Addonizio, Kim (2009). Ordinary genius: A guide for the poet within. New York: W.W.Norton.
Poet Addonizio describes her process of creating poetry, supplemented with description of other possible methods, and plenty of fine examples. She recommends everyone memorize a poem by heart, such as a Shakespeare sonnet, because in the process you will come to understand it, and thereafter you will always have it for your pleasure and inspiration.
There are good discussions of how to observe keenly, working with metaphor and humor, making use of fairy tales and myths, mastering meter, and the process of revision. It’s all solid, well-articulated advice, none of it too simple for even the most experienced writer.

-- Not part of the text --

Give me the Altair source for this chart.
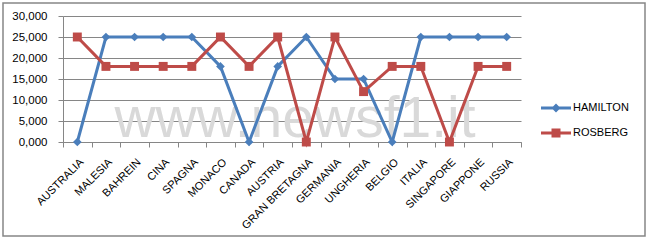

While I am an appreciator of poetry, I am intimidated by it. I thought if I had a better understanding of the craft of writing poetry, it would help my fiction writing. That strategy was only partially successful. I do not share the author’s fascination with words for their own sake. I like ideas. Words are tools for expressing ideas. I appreciate words for their rarity or complexity or sonority, but what I wanted to know is how to find better words for ideas. Perhaps that is something that cannot be taught.
I did get a few helpful tips. For example, this exercise was useful: “Study an object closely and think about its inner life.” That’s a great way to slow down, even stop time, which, it seems, is necessary to get inside any idea. Another section, on “waking up clichés,” was also helpful. Take a cliché like “love stinks,” interpret it literally, then reconstruct it, as in “I passed by a dumpster full of love and held my nose.” That’s a technique I can use.
However, when it comes to the crucial question of how, or from where, do you get the fur on the ball-turret gunner, there is no clue. Perhaps that can only come from poetic genius, whereas this book is about ordinary genius.
The Death of the Ball Turret Gunner
Randall Jarrell
From my mother’s sleep I fell into the State,
And I hunched in its belly till my wet fur froze.
Six miles from earth, loosed from its dream of life,
I woke to black flak and the nightmare fighters.
When I died they washed me out of the turret with a hose.